*WRITTEN INSTRUCTION*
Repeat every line of the data exactly, but not the pictures.

*AVAILABLE DATA*
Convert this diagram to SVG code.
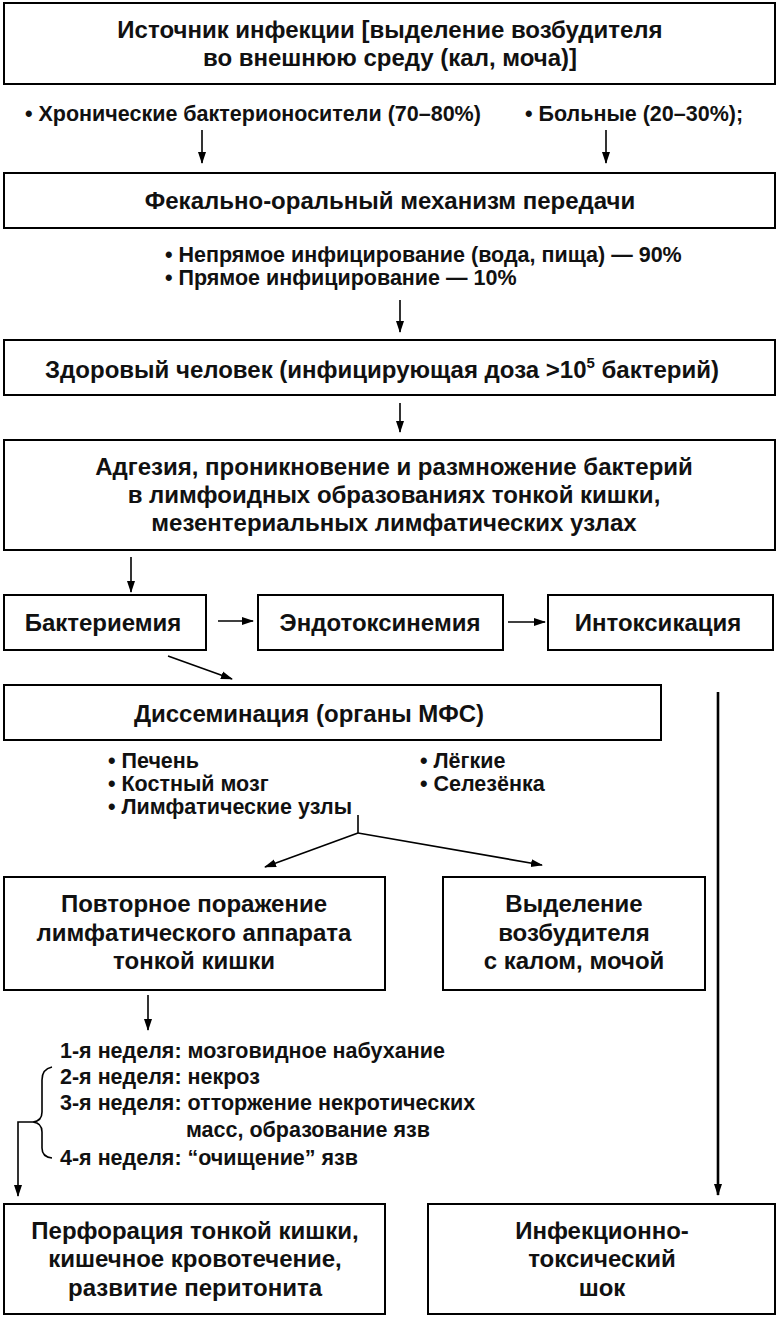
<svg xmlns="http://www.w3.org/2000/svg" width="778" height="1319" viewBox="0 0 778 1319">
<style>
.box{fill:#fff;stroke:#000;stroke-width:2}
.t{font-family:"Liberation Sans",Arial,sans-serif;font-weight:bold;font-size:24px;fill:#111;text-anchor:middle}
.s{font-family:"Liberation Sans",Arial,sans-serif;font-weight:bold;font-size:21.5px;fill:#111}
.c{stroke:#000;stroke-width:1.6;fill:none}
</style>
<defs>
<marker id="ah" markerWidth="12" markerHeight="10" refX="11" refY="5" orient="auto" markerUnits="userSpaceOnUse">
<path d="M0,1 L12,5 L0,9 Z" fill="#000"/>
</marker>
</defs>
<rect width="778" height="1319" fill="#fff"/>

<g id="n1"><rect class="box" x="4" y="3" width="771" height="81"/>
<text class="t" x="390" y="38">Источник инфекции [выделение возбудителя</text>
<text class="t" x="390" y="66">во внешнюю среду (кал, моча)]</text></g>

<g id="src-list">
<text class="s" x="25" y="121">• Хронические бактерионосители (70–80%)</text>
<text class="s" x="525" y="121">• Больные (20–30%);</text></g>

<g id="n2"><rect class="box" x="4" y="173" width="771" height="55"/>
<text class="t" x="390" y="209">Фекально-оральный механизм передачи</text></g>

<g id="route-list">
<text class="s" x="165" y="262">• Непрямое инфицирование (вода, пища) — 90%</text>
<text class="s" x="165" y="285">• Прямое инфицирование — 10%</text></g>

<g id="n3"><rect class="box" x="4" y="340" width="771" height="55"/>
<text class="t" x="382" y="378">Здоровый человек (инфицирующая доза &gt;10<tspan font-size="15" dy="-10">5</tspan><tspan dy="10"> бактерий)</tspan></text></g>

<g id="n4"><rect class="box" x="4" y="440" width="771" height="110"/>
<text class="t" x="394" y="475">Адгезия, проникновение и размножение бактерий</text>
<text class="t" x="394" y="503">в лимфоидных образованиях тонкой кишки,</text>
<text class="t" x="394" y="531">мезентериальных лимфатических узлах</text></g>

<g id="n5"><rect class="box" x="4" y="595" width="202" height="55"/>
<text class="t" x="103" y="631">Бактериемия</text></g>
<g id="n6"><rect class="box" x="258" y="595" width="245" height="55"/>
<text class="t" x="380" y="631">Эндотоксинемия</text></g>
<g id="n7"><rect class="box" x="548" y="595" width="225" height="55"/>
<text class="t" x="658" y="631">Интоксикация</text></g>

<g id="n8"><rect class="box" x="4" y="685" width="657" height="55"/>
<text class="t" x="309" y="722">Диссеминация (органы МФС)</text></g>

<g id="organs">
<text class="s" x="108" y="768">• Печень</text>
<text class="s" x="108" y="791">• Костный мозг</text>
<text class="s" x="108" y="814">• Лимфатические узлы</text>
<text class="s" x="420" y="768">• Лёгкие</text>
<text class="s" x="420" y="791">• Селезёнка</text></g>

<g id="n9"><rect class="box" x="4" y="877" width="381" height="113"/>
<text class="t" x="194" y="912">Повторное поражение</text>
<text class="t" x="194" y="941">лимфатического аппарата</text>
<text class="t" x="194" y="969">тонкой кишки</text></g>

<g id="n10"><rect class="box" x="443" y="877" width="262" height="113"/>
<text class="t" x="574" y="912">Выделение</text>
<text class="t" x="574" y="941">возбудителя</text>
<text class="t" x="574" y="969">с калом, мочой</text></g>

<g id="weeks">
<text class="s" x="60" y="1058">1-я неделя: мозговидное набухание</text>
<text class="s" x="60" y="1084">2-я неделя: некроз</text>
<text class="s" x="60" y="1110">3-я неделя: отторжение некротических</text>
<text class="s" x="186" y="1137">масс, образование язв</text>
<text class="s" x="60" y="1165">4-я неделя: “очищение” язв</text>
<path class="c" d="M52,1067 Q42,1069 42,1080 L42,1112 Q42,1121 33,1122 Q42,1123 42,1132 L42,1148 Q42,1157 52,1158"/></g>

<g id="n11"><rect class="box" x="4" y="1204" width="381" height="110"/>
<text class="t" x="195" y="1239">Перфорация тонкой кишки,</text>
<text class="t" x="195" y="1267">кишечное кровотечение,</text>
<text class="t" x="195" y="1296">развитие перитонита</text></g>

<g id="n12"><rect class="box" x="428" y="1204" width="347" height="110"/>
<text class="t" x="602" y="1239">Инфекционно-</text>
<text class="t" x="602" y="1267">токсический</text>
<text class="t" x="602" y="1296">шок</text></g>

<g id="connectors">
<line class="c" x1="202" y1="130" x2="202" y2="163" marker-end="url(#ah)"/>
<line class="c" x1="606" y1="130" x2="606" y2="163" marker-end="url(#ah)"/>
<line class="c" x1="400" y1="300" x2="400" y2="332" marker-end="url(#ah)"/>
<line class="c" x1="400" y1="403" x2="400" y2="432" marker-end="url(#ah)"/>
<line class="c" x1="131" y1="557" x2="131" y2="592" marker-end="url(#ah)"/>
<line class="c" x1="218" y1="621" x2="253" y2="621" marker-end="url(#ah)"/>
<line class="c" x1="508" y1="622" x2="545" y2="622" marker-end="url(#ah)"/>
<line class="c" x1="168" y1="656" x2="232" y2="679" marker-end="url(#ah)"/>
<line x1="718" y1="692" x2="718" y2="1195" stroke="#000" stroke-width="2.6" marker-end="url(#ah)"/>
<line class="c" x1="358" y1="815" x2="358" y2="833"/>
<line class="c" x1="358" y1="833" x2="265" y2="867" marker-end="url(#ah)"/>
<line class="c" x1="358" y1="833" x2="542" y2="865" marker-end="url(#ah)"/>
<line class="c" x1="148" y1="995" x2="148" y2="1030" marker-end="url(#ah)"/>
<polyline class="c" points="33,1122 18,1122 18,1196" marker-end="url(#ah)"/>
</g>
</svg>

*RESULT OF THIS EXERCISE*
Convert this diagram to SVG code.
<svg xmlns="http://www.w3.org/2000/svg" width="778" height="1319" viewBox="0 0 778 1319">
<style>
.box{fill:#fff;stroke:#000;stroke-width:2}
.t{font-family:"Liberation Sans",Arial,sans-serif;font-weight:bold;font-size:24px;fill:#111;text-anchor:middle}
.s{font-family:"Liberation Sans",Arial,sans-serif;font-weight:bold;font-size:21.5px;fill:#111}
.c{stroke:#000;stroke-width:1.6;fill:none}
</style>
<defs>
<marker id="ah" markerWidth="12" markerHeight="10" refX="11" refY="5" orient="auto" markerUnits="userSpaceOnUse">
<path d="M0,1 L12,5 L0,9 Z" fill="#000"/>
</marker>
</defs>
<rect width="778" height="1319" fill="#fff"/>

<g id="n1"><rect class="box" x="4" y="3" width="771" height="81"/>
<text class="t" x="390" y="38">Источник инфекции [выделение возбудителя</text>
<text class="t" x="390" y="66">во внешнюю среду (кал, моча)]</text></g>

<g id="src-list">
<text class="s" x="25" y="121">• Хронические бактерионосители (70–80%)</text>
<text class="s" x="525" y="121">• Больные (20–30%);</text></g>

<g id="n2"><rect class="box" x="4" y="173" width="771" height="55"/>
<text class="t" x="390" y="209">Фекально-оральный механизм передачи</text></g>

<g id="route-list">
<text class="s" x="165" y="262">• Непрямое инфицирование (вода, пища) — 90%</text>
<text class="s" x="165" y="285">• Прямое инфицирование — 10%</text></g>

<g id="n3"><rect class="box" x="4" y="340" width="771" height="55"/>
<text class="t" x="382" y="378">Здоровый человек (инфицирующая доза &gt;10<tspan font-size="15" dy="-10">5</tspan><tspan dy="10"> бактерий)</tspan></text></g>

<g id="n4"><rect class="box" x="4" y="440" width="771" height="110"/>
<text class="t" x="394" y="475">Адгезия, проникновение и размножение бактерий</text>
<text class="t" x="394" y="503">в лимфоидных образованиях тонкой кишки,</text>
<text class="t" x="394" y="531">мезентериальных лимфатических узлах</text></g>

<g id="n5"><rect class="box" x="4" y="595" width="202" height="55"/>
<text class="t" x="103" y="631">Бактериемия</text></g>
<g id="n6"><rect class="box" x="258" y="595" width="245" height="55"/>
<text class="t" x="380" y="631">Эндотоксинемия</text></g>
<g id="n7"><rect class="box" x="548" y="595" width="225" height="55"/>
<text class="t" x="658" y="631">Интоксикация</text></g>

<g id="n8"><rect class="box" x="4" y="685" width="657" height="55"/>
<text class="t" x="309" y="722">Диссеминация (органы МФС)</text></g>

<g id="organs">
<text class="s" x="108" y="768">• Печень</text>
<text class="s" x="108" y="791">• Костный мозг</text>
<text class="s" x="108" y="814">• Лимфатические узлы</text>
<text class="s" x="420" y="768">• Лёгкие</text>
<text class="s" x="420" y="791">• Селезёнка</text></g>

<g id="n9"><rect class="box" x="4" y="877" width="381" height="113"/>
<text class="t" x="194" y="912">Повторное поражение</text>
<text class="t" x="194" y="941">лимфатического аппарата</text>
<text class="t" x="194" y="969">тонкой кишки</text></g>

<g id="n10"><rect class="box" x="443" y="877" width="262" height="113"/>
<text class="t" x="574" y="912">Выделение</text>
<text class="t" x="574" y="941">возбудителя</text>
<text class="t" x="574" y="969">с калом, мочой</text></g>

<g id="weeks">
<text class="s" x="60" y="1058">1-я неделя: мозговидное набухание</text>
<text class="s" x="60" y="1084">2-я неделя: некроз</text>
<text class="s" x="60" y="1110">3-я неделя: отторжение некротических</text>
<text class="s" x="186" y="1137">масс, образование язв</text>
<text class="s" x="60" y="1165">4-я неделя: “очищение” язв</text>
<path class="c" d="M52,1067 Q42,1069 42,1080 L42,1112 Q42,1121 33,1122 Q42,1123 42,1132 L42,1148 Q42,1157 52,1158"/></g>

<g id="n11"><rect class="box" x="4" y="1204" width="381" height="110"/>
<text class="t" x="195" y="1239">Перфорация тонкой кишки,</text>
<text class="t" x="195" y="1267">кишечное кровотечение,</text>
<text class="t" x="195" y="1296">развитие перитонита</text></g>

<g id="n12"><rect class="box" x="428" y="1204" width="347" height="110"/>
<text class="t" x="602" y="1239">Инфекционно-</text>
<text class="t" x="602" y="1267">токсический</text>
<text class="t" x="602" y="1296">шок</text></g>

<g id="connectors">
<line class="c" x1="202" y1="130" x2="202" y2="163" marker-end="url(#ah)"/>
<line class="c" x1="606" y1="130" x2="606" y2="163" marker-end="url(#ah)"/>
<line class="c" x1="400" y1="300" x2="400" y2="332" marker-end="url(#ah)"/>
<line class="c" x1="400" y1="403" x2="400" y2="432" marker-end="url(#ah)"/>
<line class="c" x1="131" y1="557" x2="131" y2="592" marker-end="url(#ah)"/>
<line class="c" x1="218" y1="621" x2="253" y2="621" marker-end="url(#ah)"/>
<line class="c" x1="508" y1="622" x2="545" y2="622" marker-end="url(#ah)"/>
<line class="c" x1="168" y1="656" x2="232" y2="679" marker-end="url(#ah)"/>
<line x1="718" y1="692" x2="718" y2="1195" stroke="#000" stroke-width="2.6" marker-end="url(#ah)"/>
<line class="c" x1="358" y1="815" x2="358" y2="833"/>
<line class="c" x1="358" y1="833" x2="265" y2="867" marker-end="url(#ah)"/>
<line class="c" x1="358" y1="833" x2="542" y2="865" marker-end="url(#ah)"/>
<line class="c" x1="148" y1="995" x2="148" y2="1030" marker-end="url(#ah)"/>
<polyline class="c" points="33,1122 18,1122 18,1196" marker-end="url(#ah)"/>
</g>
</svg>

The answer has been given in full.